Es fácil ver por qué Jason Reitman brilla mucho más tras las cámaras en esta Young Adult de lo que lo hizo en Juno. Lo suyo son los personajes, precisamente, peterpanescos, a los que alguien de su entorno —normalmente, alguien más joven que, sobre el papel, debería ser más inexperto y, por lo tanto, menos maduro— revela su auténtica naturaleza y le empujan a acabar teniendo una epifanía personal cuya utilidad el director siempre deja en suspenso. Un papel que su anterior colaboración con Cody ejercía un secundario, el interpretado por Jason Bateman, y aquí asume directamente la actriz sudafricana.
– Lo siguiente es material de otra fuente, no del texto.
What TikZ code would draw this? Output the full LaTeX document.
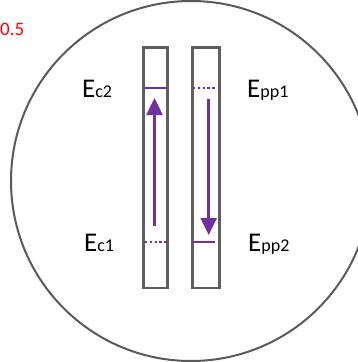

Pero ese cinismo que resultaba tan impostado en Gracias por fumar (Thank You For Smoking, 2005) y que resultaba mucho más sutil, y precisamente por eso más interesante, en Up in the Air (Id., 2009), aquí se torna todavía más hijoputesco, más realista, a través del trasfondo amargo de la historia que nos está contando. No hay intención redentora en el retrato que hace de Mavis Gary con la (inestimable) complicidad de Theron —que se desprende aquí de su habitual halo de frialdad, de belleza distanciada, para mostrarse mucho más vulnerable y más humana de lo que acostumbra—, sino más bien una cierta búsqueda de explicaciones, de las razones que le han llevado a ser como es. La asfixiante atmósfera de su ciudad natal, en la Minnesota profunda, los sinsabores de su relación adolescente con Buddy (Patrick Wilson), la presión de ser la reina del baile de promoción de su instituto… En el fondo, Mavis no es más que el resultado de las tensiones que provoca el conservadurismo recalcitrante que todavía conservan algunas zonas de los Estados Unidos en los jóvenes que intentan marcar distancia con respecto a sus mayores, matar simbólicamente a los padres y avanzar socialmente, lograr algo en la vida aparte de la admiración de sus compañeros de instituto.
Todo ello tiene una correspondencia en la evolución de la puesta en escena de Reitman, aquí mucho más cruda, mucho más desnuda, de lo que había sido hasta entonces en su carrera. Atrás han quedado los excesos visuales de sus cortometrajes y su primera película, que el director ha ido puliendo hasta quedarse con una simplicidad dramática que beneficia, y mucho, a sus capacidades narrativas. No solamente porque su director de fotografía habitual, Eric Steelberg, explote las capacidades de la Arri Alexa para lograr una iluminación muy apagada, muy tristona, de una frialdad que oprime a los personajes y le niega brillantez (y glamour) al rostro de los actores. También porque reduce, en gran parte, el apoyo en la banda sonora de Rolfe Kent, y deja que las escenas dramáticas crezcan a partir del silencio, del sonido ambiental, dejando al espectador sin el asidero emocional, sin el respiro preprogramado, en el que, en otro tipo de producciones, puede convertirse la música.